# [GOAL OF THE EXERCISE]
Your task is to give the listing below back word for word, pictures excluded.

# [SOURCE EXCERPT]

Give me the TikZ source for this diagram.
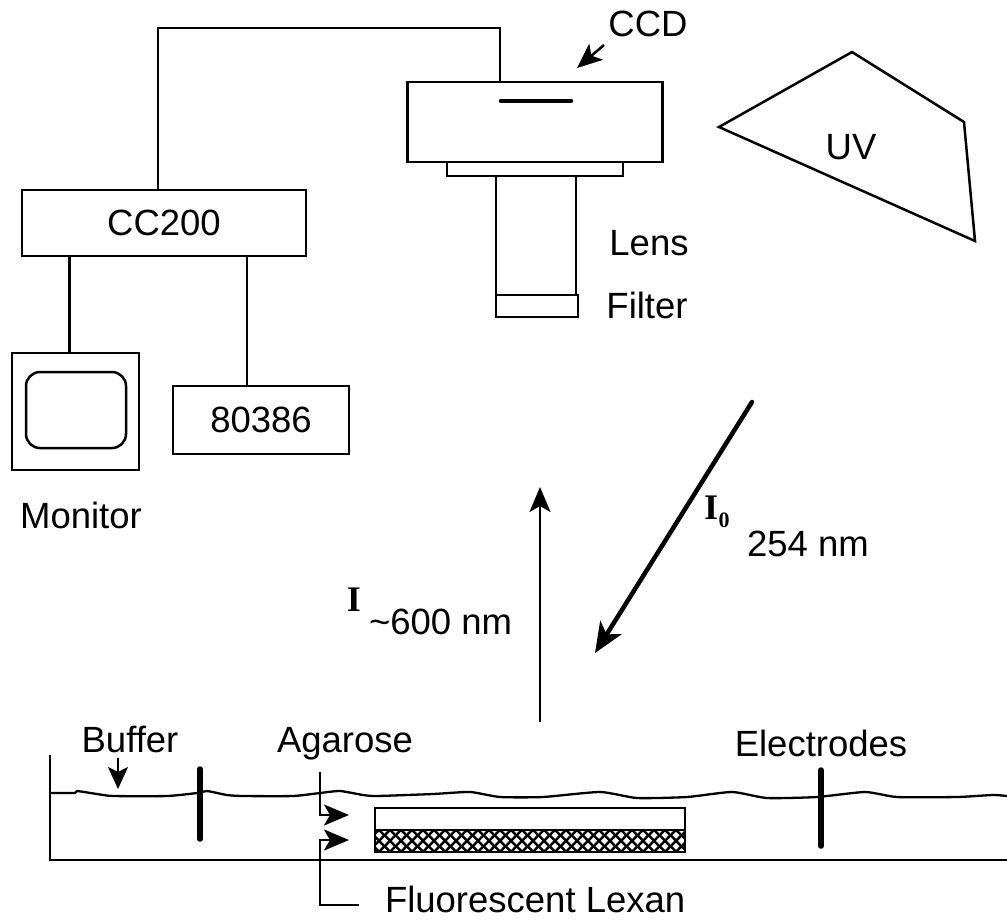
\documentclass[tikz,border=0pt]{standalone}
\usepackage{fontspec}
\setmainfont{Liberation Sans}
\newfontfamily\slabfont{Liberation Serif}
\usetikzlibrary{arrows.meta,positioning,patterns}
\pgfdeclarepatternformonly{lexanhatch}{\pgfqpoint{0pt}{0pt}}{\pgfqpoint{11pt}{11pt}}{\pgfqpoint{11pt}{11pt}}{
	\pgfsetlinewidth{2.7pt}
	\pgfpathmoveto{\pgfqpoint{-1pt}{-1pt}}
	\pgfpathlineto{\pgfqpoint{12pt}{12pt}}
	\pgfpathmoveto{\pgfqpoint{-1pt}{12pt}}
	\pgfpathlineto{\pgfqpoint{12pt}{-1pt}}
	\pgfusepath{stroke}
}
\tikzset{
    >={Stealth[length=25pt,width=21pt,inset=6pt]},
    box/.style={
           rectangle,
           draw=black, line width=2.5pt,
           fill=white,
           inner sep=0pt,
           outer sep=0pt,
           font=\fontsize{36.5}{40}\selectfont},
    lbl/.style={
           inner sep=0pt,
           outer sep=0pt,
           font=\fontsize{36.5}{40}\selectfont},
    slab/.style={
           inner sep=0pt,
           outer sep=0pt,
           font=\fontsize{36}{40}\selectfont\slabfont\bfseries},
    pil/.style={
           ->,
           line width=2.5pt},
    wire/.style={
           line width=2.5pt},
    rod/.style={
           line width=5.5pt,
           line cap=round}
}
\begin{document}
\begin{tikzpicture}[x=1pt,y=-1pt]
	\useasboundingbox (0,0) rectangle (1007,922);
	% camera
	\node[box, minimum width=255pt, minimum height=80pt] (Camera) at (535,122) {};
	\node[box, minimum width=176pt, minimum height=14pt, below = 0pt of Camera] (Flange) {};
	\node[box, minimum width=80pt, minimum height=141pt, below = 0pt of Flange, xshift=1pt] (Lens) {};
	\node[box, minimum width=82pt, minimum height=22pt, below = 119pt of Flange, xshift=2pt] (FilterBox) {};
	\node[lbl] (LensLabel) at (649,243) {Lens};
	\node[lbl] (FilterLabel) at (647,305) {Filter};
	\coordinate (ChipL) at (501,101);
	\coordinate (ChipR) at (571,101);
	\draw[line width=4.5pt, line cap=round] (ChipL) -- (ChipR);
	\node[lbl, anchor=base] (CCD) at (648,36) {CCD};
	\coordinate (CCDTail) at (604,45);
	\coordinate (CCDTip) at (577,68);
	\draw[pil] (CCDTail) -- (CCDTip);
	% computer
	\node[box, minimum width=284pt, minimum height=66pt] (CC200) at (164,223) {CC200};
	\node[box, minimum width=127pt, minimum height=117pt] (Monitor) at (75.5,411.5) {};
	\node[box, rounded corners=14pt, minimum width=100pt, minimum height=76pt] (Screen) at (76,410) {};
	\node[box, minimum width=176pt, minimum height=68pt] (Pc) at (261,420) {80386};
	\node[lbl] (MonitorLabel) at (81,515) {Monitor};
	\draw[wire] ([xshift=-6pt]Monitor.north) -- ([xshift=-6pt]Monitor.north |- CC200.south);
	\draw[wire] ([xshift=-14pt]Pc.north) -- ([xshift=-14pt]Pc.north |- CC200.south);
	\coordinate (WireTurnA) at (158,28);
	\coordinate (WireTurnB) at (500,28);
	\draw[wire] (WireTurnA |- CC200.north) -- (WireTurnA) -- (WireTurnB) -- (WireTurnB |- Camera.north);
	% lamp
	\node[lbl] (UV) at (851,147) {UV};
	\draw[wire] (719,127) -- (852,52) -- (964,122) -- (975,241) -- cycle;
	% light paths
	\coordinate (Ibot) at (540,722);
	\coordinate (Itop) at (540,487);
	\draw[pil] (Ibot) -- (Itop);
	\coordinate (Iotop) at (752,402);
	\coordinate (Iobot) at (595,653);
	\draw[->, line width=4.5pt, line cap=round, >={Stealth[length=30pt,width=25pt,inset=8pt]}] (Iotop) -- (Iobot);
	\node[slab] (ILabel) at (354,600) {I};
	\node[lbl, anchor=west] (NmA) at (369,622) {\textasciitilde 600 nm};
	\node[slab] (IoLabel) at (711,508) {I};
	\node[slab, font=\fontsize{22}{24}\selectfont\slabfont\bfseries] (IoSub) at (724,520) {0};
	\node[lbl, anchor=west] (NmB) at (747,544) {254 nm};
	% gel box
	\draw[line width=2.5pt] (50,755) -- (50,860) -- (1007,860);
	\draw[line width=2.3pt] plot[smooth, tension=.35] coordinates {(50,793) (75,793) (77,791) (97,794) (113,796) (167,796) (197,793) (207,791) (227,795) (243,796) (293,796) (320,793) (340,791) (363,795) (377,796) (433,794) (470,792) (500,797) (543,797) (600,792) (637,798) (687,797) (732,792) (767,798) (817,797) (865,792) (897,797) (957,797) (993,795) (1007,796)};
	\coordinate (RodAtop) at (200,769);
	\coordinate (RodAbot) at (200,839);
	\coordinate (RodBtop) at (821,770);
	\coordinate (RodBbot) at (821,846);
	\draw[rod] (RodAtop) -- (RodAbot);
	\draw[rod] (RodBtop) -- (RodBbot);
	\node[box, minimum width=310pt, minimum height=22pt] (Gel) at (530,819) {};
	\node[box, minimum width=310pt, minimum height=22pt, below = 0pt of Gel, pattern=lexanhatch, pattern color=black] (Lexan) {};
	% labels below
	\node[lbl, anchor=base] (Buffer) at (130,752) {Buffer};
	\node[lbl, anchor=base] (Agarose) at (345,752) {Agarose};
	\node[lbl, anchor=base] (Electrodes) at (821,756) {Electrodes};
	\node[lbl, anchor=west] (LexanLabel) at (385,899) {Fluorescent Lexan};
	\coordinate (BufTop) at (118,758);
	\coordinate (BufTip) at (118,789);
	\draw[->, line width=1.8pt, >={Stealth[length=22pt,width=20pt,inset=5pt]}] (BufTop) -- (BufTip);
	\coordinate (AgTop) at (320,772);
	\coordinate (AgTurn) at (320,815);
	\coordinate (AgTip) at (349,815);
	\draw[pil] (AgTop) -- (AgTurn) -- (AgTip);
	\coordinate (LxEnd) at (359,905);
	\coordinate (LxTurn) at (320,905);
	\coordinate (LxUp) at (320,840);
	\coordinate (LxTip) at (349,840);
	\draw[pil] (LxEnd) -- (LxTurn) -- (LxUp) -- (LxTip);
\end{tikzpicture}
\end{document}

# [TASK RESPONSE]
Give me the TikZ source for this diagram.
\documentclass[tikz,border=0pt]{standalone}
\usepackage{fontspec}
\setmainfont{Liberation Sans}
\newfontfamily\slabfont{Liberation Serif}
\usetikzlibrary{arrows.meta,positioning,patterns}
\pgfdeclarepatternformonly{lexanhatch}{\pgfqpoint{0pt}{0pt}}{\pgfqpoint{11pt}{11pt}}{\pgfqpoint{11pt}{11pt}}{
	\pgfsetlinewidth{2.7pt}
	\pgfpathmoveto{\pgfqpoint{-1pt}{-1pt}}
	\pgfpathlineto{\pgfqpoint{12pt}{12pt}}
	\pgfpathmoveto{\pgfqpoint{-1pt}{12pt}}
	\pgfpathlineto{\pgfqpoint{12pt}{-1pt}}
	\pgfusepath{stroke}
}
\tikzset{
    >={Stealth[length=25pt,width=21pt,inset=6pt]},
    box/.style={
           rectangle,
           draw=black, line width=2.5pt,
           fill=white,
           inner sep=0pt,
           outer sep=0pt,
           font=\fontsize{36.5}{40}\selectfont},
    lbl/.style={
           inner sep=0pt,
           outer sep=0pt,
           font=\fontsize{36.5}{40}\selectfont},
    slab/.style={
           inner sep=0pt,
           outer sep=0pt,
           font=\fontsize{36}{40}\selectfont\slabfont\bfseries},
    pil/.style={
           ->,
           line width=2.5pt},
    wire/.style={
           line width=2.5pt},
    rod/.style={
           line width=5.5pt,
           line cap=round}
}
\begin{document}
\begin{tikzpicture}[x=1pt,y=-1pt]
	\useasboundingbox (0,0) rectangle (1007,922);
	% camera
	\node[box, minimum width=255pt, minimum height=80pt] (Camera) at (535,122) {};
	\node[box, minimum width=176pt, minimum height=14pt, below = 0pt of Camera] (Flange) {};
	\node[box, minimum width=80pt, minimum height=141pt, below = 0pt of Flange, xshift=1pt] (Lens) {};
	\node[box, minimum width=82pt, minimum height=22pt, below = 119pt of Flange, xshift=2pt] (FilterBox) {};
	\node[lbl] (LensLabel) at (649,243) {Lens};
	\node[lbl] (FilterLabel) at (647,305) {Filter};
	\coordinate (ChipL) at (501,101);
	\coordinate (ChipR) at (571,101);
	\draw[line width=4.5pt, line cap=round] (ChipL) -- (ChipR);
	\node[lbl, anchor=base] (CCD) at (648,36) {CCD};
	\coordinate (CCDTail) at (604,45);
	\coordinate (CCDTip) at (577,68);
	\draw[pil] (CCDTail) -- (CCDTip);
	% computer
	\node[box, minimum width=284pt, minimum height=66pt] (CC200) at (164,223) {CC200};
	\node[box, minimum width=127pt, minimum height=117pt] (Monitor) at (75.5,411.5) {};
	\node[box, rounded corners=14pt, minimum width=100pt, minimum height=76pt] (Screen) at (76,410) {};
	\node[box, minimum width=176pt, minimum height=68pt] (Pc) at (261,420) {80386};
	\node[lbl] (MonitorLabel) at (81,515) {Monitor};
	\draw[wire] ([xshift=-6pt]Monitor.north) -- ([xshift=-6pt]Monitor.north |- CC200.south);
	\draw[wire] ([xshift=-14pt]Pc.north) -- ([xshift=-14pt]Pc.north |- CC200.south);
	\coordinate (WireTurnA) at (158,28);
	\coordinate (WireTurnB) at (500,28);
	\draw[wire] (WireTurnA |- CC200.north) -- (WireTurnA) -- (WireTurnB) -- (WireTurnB |- Camera.north);
	% lamp
	\node[lbl] (UV) at (851,147) {UV};
	\draw[wire] (719,127) -- (852,52) -- (964,122) -- (975,241) -- cycle;
	% light paths
	\coordinate (Ibot) at (540,722);
	\coordinate (Itop) at (540,487);
	\draw[pil] (Ibot) -- (Itop);
	\coordinate (Iotop) at (752,402);
	\coordinate (Iobot) at (595,653);
	\draw[->, line width=4.5pt, line cap=round, >={Stealth[length=30pt,width=25pt,inset=8pt]}] (Iotop) -- (Iobot);
	\node[slab] (ILabel) at (354,600) {I};
	\node[lbl, anchor=west] (NmA) at (369,622) {\textasciitilde 600 nm};
	\node[slab] (IoLabel) at (711,508) {I};
	\node[slab, font=\fontsize{22}{24}\selectfont\slabfont\bfseries] (IoSub) at (724,520) {0};
	\node[lbl, anchor=west] (NmB) at (747,544) {254 nm};
	% gel box
	\draw[line width=2.5pt] (50,755) -- (50,860) -- (1007,860);
	\draw[line width=2.3pt] plot[smooth, tension=.35] coordinates {(50,793) (75,793) (77,791) (97,794) (113,796) (167,796) (197,793) (207,791) (227,795) (243,796) (293,796) (320,793) (340,791) (363,795) (377,796) (433,794) (470,792) (500,797) (543,797) (600,792) (637,798) (687,797) (732,792) (767,798) (817,797) (865,792) (897,797) (957,797) (993,795) (1007,796)};
	\coordinate (RodAtop) at (200,769);
	\coordinate (RodAbot) at (200,839);
	\coordinate (RodBtop) at (821,770);
	\coordinate (RodBbot) at (821,846);
	\draw[rod] (RodAtop) -- (RodAbot);
	\draw[rod] (RodBtop) -- (RodBbot);
	\node[box, minimum width=310pt, minimum height=22pt] (Gel) at (530,819) {};
	\node[box, minimum width=310pt, minimum height=22pt, below = 0pt of Gel, pattern=lexanhatch, pattern color=black] (Lexan) {};
	% labels below
	\node[lbl, anchor=base] (Buffer) at (130,752) {Buffer};
	\node[lbl, anchor=base] (Agarose) at (345,752) {Agarose};
	\node[lbl, anchor=base] (Electrodes) at (821,756) {Electrodes};
	\node[lbl, anchor=west] (LexanLabel) at (385,899) {Fluorescent Lexan};
	\coordinate (BufTop) at (118,758);
	\coordinate (BufTip) at (118,789);
	\draw[->, line width=1.8pt, >={Stealth[length=22pt,width=20pt,inset=5pt]}] (BufTop) -- (BufTip);
	\coordinate (AgTop) at (320,772);
	\coordinate (AgTurn) at (320,815);
	\coordinate (AgTip) at (349,815);
	\draw[pil] (AgTop) -- (AgTurn) -- (AgTip);
	\coordinate (LxEnd) at (359,905);
	\coordinate (LxTurn) at (320,905);
	\coordinate (LxUp) at (320,840);
	\coordinate (LxTip) at (349,840);
	\draw[pil] (LxEnd) -- (LxTurn) -- (LxUp) -- (LxTip);
\end{tikzpicture}
\end{document}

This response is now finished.